▶ [What is being asked]: Note each line that includes the word "chart". Copy those lines.

┄┄┄┄┄┄┄┄┄┄┄┄┄┄┄┄┄┄┄┄

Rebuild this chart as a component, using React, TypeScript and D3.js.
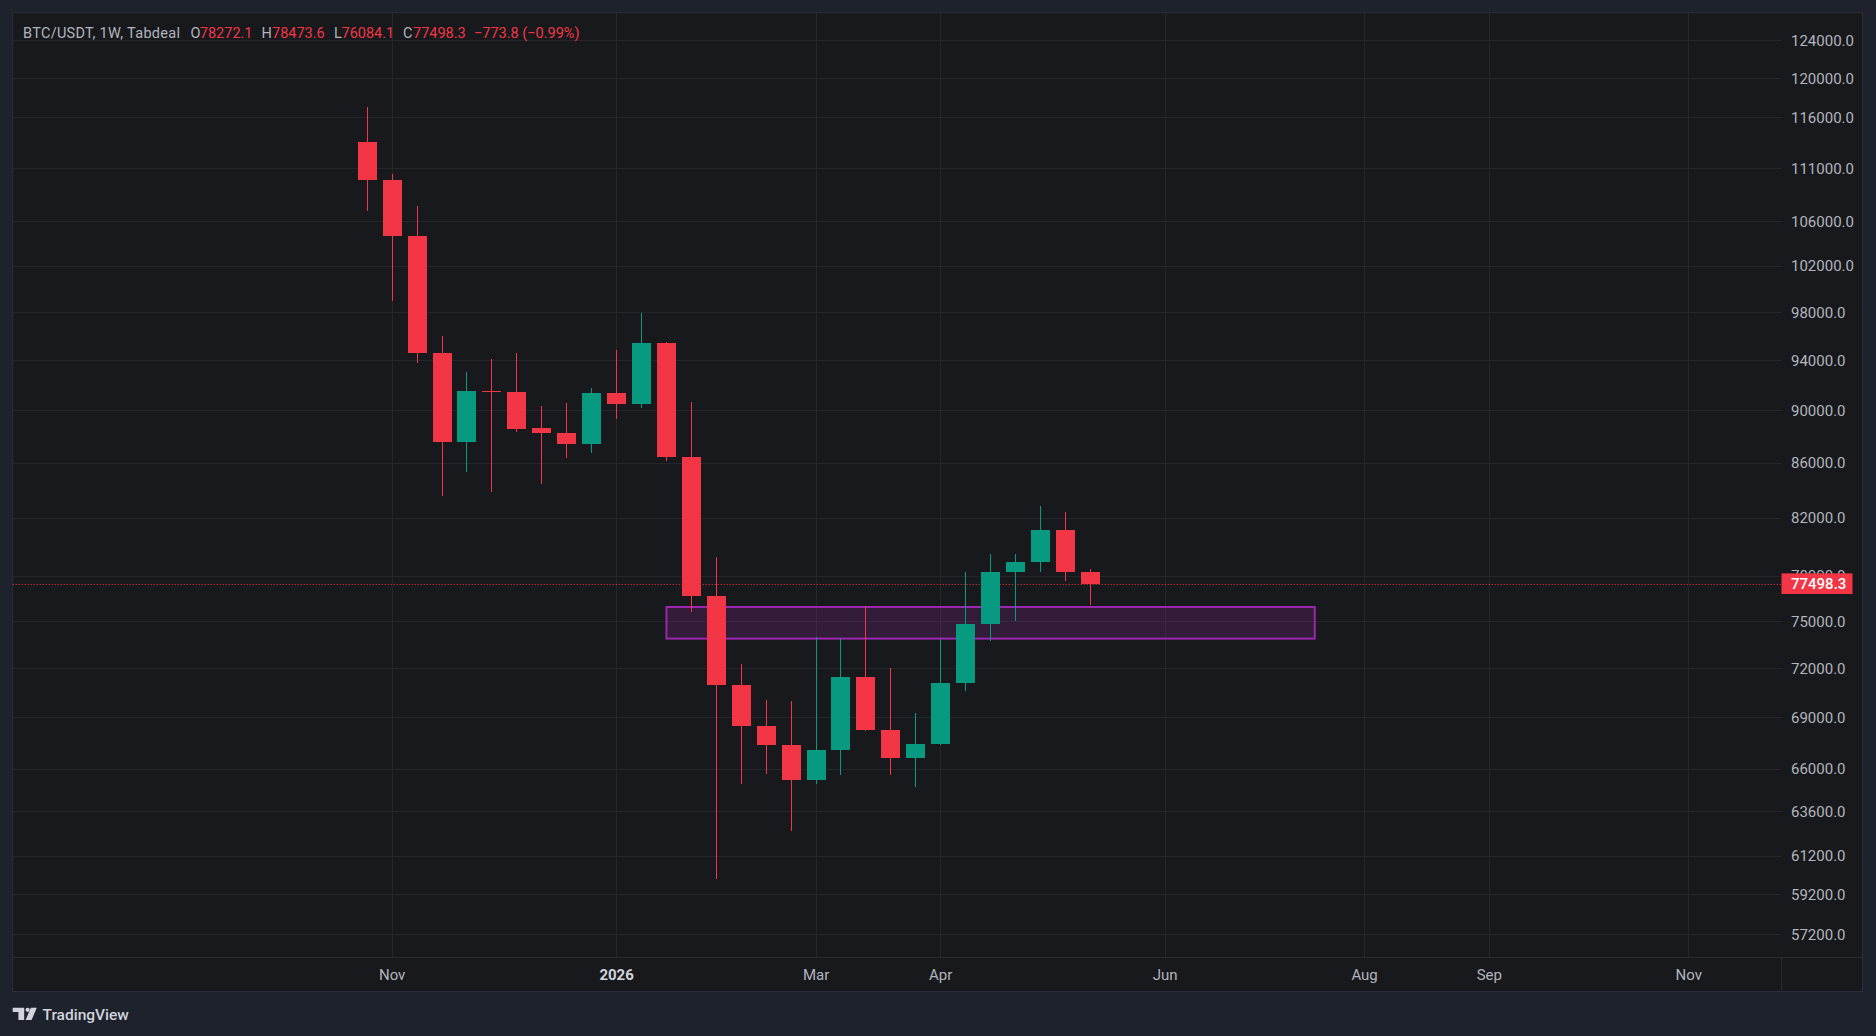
import { scaleLinear, scaleLog, utcParse, utcMonday } from "d3";

// weekly candles, BTC/USDT (Tabdeal)
const weeks = [
  "2025-10-27", "2025-11-03", "2025-11-10", "2025-11-17", "2025-11-24", "2025-12-01",
  "2025-12-08", "2025-12-15", "2025-12-22", "2025-12-29", "2026-01-05", "2026-01-12",
  "2026-01-19", "2026-01-26", "2026-02-02", "2026-02-09", "2026-02-16", "2026-02-23",
  "2026-03-02", "2026-03-09", "2026-03-16", "2026-03-23", "2026-03-30", "2026-04-06",
  "2026-04-13", "2026-04-20", "2026-04-27", "2026-05-04", "2026-05-11", "2026-05-18",
];
const opens = [
  113600, 109950, 104700, 94650, 87600, 91550, 91500, 88650, 88300, 87450,
  91400, 90550, 95450, 86500, 76700, 71000, 68500, 67400, 65400, 67100,
  71500, 68300, 66650, 67450, 71100, 74850, 78300, 78950, 81200, 78272.1,
];
const highs = [
  117100, 110500, 107500, 96000, 93100, 94100, 94600, 90400, 90600, 91800,
  94900, 97950, 95550, 90700, 79300, 72300, 70100, 70000, 74000, 73950,
  76000, 72050, 69300, 73850, 78300, 79500, 79500, 82900, 82450, 78473.6,
];
const lows = [
  107000, 99000, 93800, 83600, 85400, 83900, 88400, 84500, 86400, 86800,
  89400, 90250, 86200, 75650, 60000, 65150, 65700, 62550, 65150, 65650,
  68200, 65650, 65000, 67400, 70600, 73750, 75050, 78300, 77700, 76084.1,
];
const closes = [
  109900, 104700, 94650, 87600, 91550, 91500, 88600, 88300, 87450, 91400,
  90550, 95450, 86500, 76700, 71000, 68500, 67400, 65400, 67100, 71500,
  68300, 66650, 67450, 71100, 74850, 78300, 78950, 81200, 78272.1, 77498.3,
];

const priceTicks = [
  124000, 120000, 116000, 111000, 106000, 102000, 98000, 94000, 90000, 86000,
  82000, 78000, 75000, 72000, 69000, 66000, 63600, 61200, 59200, 57200,
];
const timeTicks = [
  { label: "Nov", week: "2025-11-03", bold: false },
  { label: "2026", week: "2026-01-05", bold: true },
  { label: "Mar", week: "2026-03-02", bold: false },
  { label: "Apr", week: "2026-04-06", bold: false },
  { label: "Jun", week: "2026-06-08", bold: false },
  { label: "Aug", week: "2026-08-03", bold: false },
  { label: "Sep", week: "2026-09-07", bold: false },
  { label: "Nov", week: "2026-11-02", bold: false },
];

// support zone drawn on the chart
const zoneWeeks = ["2026-01-19", "2026-07-20"];
const zonePrices = [75950, 73900];

const W = 1876;
const H = 1036;
const FONT = "Roboto, 'Noto Sans', sans-serif";
const UP = "#089981";
const DOWN = "#f23645";
const GRID = "#26272b";
const TEXT = "#b2b5be";

const panel = { left: 12.7, top: 12.7, right: 1862.5, bottom: 991.5 };
const plotRight = 1781.5;
const plotBottom = 957.3;

const parse = utcParse("%Y-%m-%d");
const first = parse(weeks[0])!;
const idx = (s: string) => utcMonday.count(first, parse(s)!);

const x = scaleLinear().domain([-14.22, 56.72]).range([panel.left, plotRight]);
const y = scaleLog().domain([56083, 127043]).range([plotBottom, panel.top]);

const fmt = (v: number) => v.toFixed(1);

function Logo() {
  const y0 = 1007.7;
  return (
    <g fill="#d1d4dc">
      <path d={`M12.7 ${y0} H24.2 V${y0 + 12.3} H18.4 V${y0 + 4.2} H12.7 Z`} />
      <circle cx={27.6} cy={y0 + 2.1} r={2.1} />
      <path d={`M30.8 ${y0} H36.8 L31.6 ${y0 + 12.3} H25.6 Z`} />
      <text x={42.5} y={y0 + 12.3} fontSize={15.5} fontWeight={500} fontFamily={FONT}>
        TradingView
      </text>
    </g>
  );
}

export default function App() {
  const last = closes.length - 1;
  const lastClose = closes[last];
  const change = lastClose - closes[last - 1];
  const zx0 = x(idx(zoneWeeks[0]));
  const zx1 = x(idx(zoneWeeks[1]));
  const zy0 = y(zonePrices[0]);
  const zy1 = y(zonePrices[1]);
  const lastY = Math.round(y(lastClose)) + 0.5;

  return (
    <svg
      width={W}
      height={H}
      viewBox={`0 0 ${W} ${H}`}
      style={{ position: "absolute", left: 0, top: 0, display: "block" }}
      fontFamily={FONT}
    >
      <rect width={W} height={H} fill="#1e222d" />
      <rect
        x={panel.left}
        y={panel.top}
        width={panel.right - panel.left}
        height={panel.bottom - panel.top}
        fill="#18191c"
        stroke="#2a2e39"
        strokeWidth={1}
      />

      {/* grid */}
      <g shapeRendering="crispEdges" stroke={GRID} strokeWidth={1}>
        {priceTicks.map((p) => (
          <line key={p} x1={panel.left} x2={plotRight} y1={y(p)} y2={y(p)} />
        ))}
        {timeTicks.map((t, i) => (
          <line key={i} x1={x(idx(t.week))} x2={x(idx(t.week))} y1={panel.top} y2={plotBottom} />
        ))}
      </g>

      {/* zone */}
      <rect
        x={zx0}
        y={zy0}
        width={zx1 - zx0}
        height={zy1 - zy0}
        fill="rgba(156, 39, 176, 0.2)"
        stroke="#9c27b0"
        strokeWidth={2}
      />

      {/* last price line */}
      <line
        x1={panel.left}
        x2={plotRight}
        y1={lastY}
        y2={lastY}
        stroke={DOWN}
        strokeWidth={1}
        strokeDasharray="1 2"
      />

      {/* candles */}
      <g shapeRendering="crispEdges">
        {weeks.map((w, i) => {
          const cx = x(idx(w));
          const left = Math.round(cx - 9.5);
          const color = closes[i] >= opens[i] ? UP : DOWN;
          const top = y(Math.max(opens[i], closes[i]));
          const bot = y(Math.min(opens[i], closes[i]));
          return (
            <g key={w} fill={color}>
              <rect x={left + 9} y={y(highs[i])} width={1} height={y(lows[i]) - y(highs[i])} />
              <rect x={left} y={top} width={19} height={Math.max(1.2, bot - top)} />
            </g>
          );
        })}
      </g>

      {/* price axis */}
      <g fontSize={15} fill={TEXT}>
        {priceTicks.map((p) => (
          <text key={p} x={1791} y={y(p)} dominantBaseline="central">
            {fmt(p)}
          </text>
        ))}
      </g>
      <rect x={plotRight} y={y(lastClose) - 10.3} width={71} height={20.6} fill={DOWN} />
      <text
        x={1791}
        y={y(lastClose)}
        dominantBaseline="central"
        fontSize={15}
        fontWeight={500}
        fill="#ffffff"
      >
        {fmt(lastClose)}
      </text>

      {/* time axis */}
      <g shapeRendering="crispEdges" stroke="#2a2b30">
        <line x1={panel.left} x2={panel.right} y1={plotBottom} y2={plotBottom} />
        <line x1={plotRight} x2={plotRight} y1={plotBottom} y2={panel.bottom} />
      </g>
      <g fontSize={15} fill={TEXT} textAnchor="middle">
        {timeTicks.map((t, i) => (
          <text
            key={i}
            x={x(idx(t.week))}
            y={975}
            dominantBaseline="central"
            fontWeight={t.bold ? 700 : 400}
            fill={t.bold ? "#d1d4dc" : TEXT}
          >
            {t.label}
          </text>
        ))}
      </g>

      {/* legend */}
      <text y={33.3} dominantBaseline="central" fontSize={14.5} fill={TEXT}>
        <tspan x={23} textLength={157} lengthAdjust="spacing">BTC/USDT, 1W, Tabdeal</tspan>
        <tspan x={190.5}>O</tspan>
        <tspan x={199.8} fill={DOWN}>{fmt(opens[last])}</tspan>
        <tspan x={261.5}>H</tspan>
        <tspan x={272} fill={DOWN}>{fmt(highs[last])}</tspan>
        <tspan x={334}>L</tspan>
        <tspan x={341.5} fill={DOWN}>{fmt(lows[last])}</tspan>
        <tspan x={403}>C</tspan>
        <tspan x={413} fill={DOWN}>{fmt(lastClose)}</tspan>
        <tspan x={474} fill={DOWN}>
          {`\u2212${fmt(Math.abs(change))} (\u2212${((Math.abs(change) / closes[last - 1]) * 100).toFixed(2)}%)`}
        </tspan>
      </text>

      <Logo />
    </svg>
  );
}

┄┄┄┄┄┄┄┄┄┄┄┄┄┄┄┄┄┄┄┄

▶ [Task solution]:
Rebuild this chart as a component, using React, TypeScript and D3.js.
// support zone drawn on the chart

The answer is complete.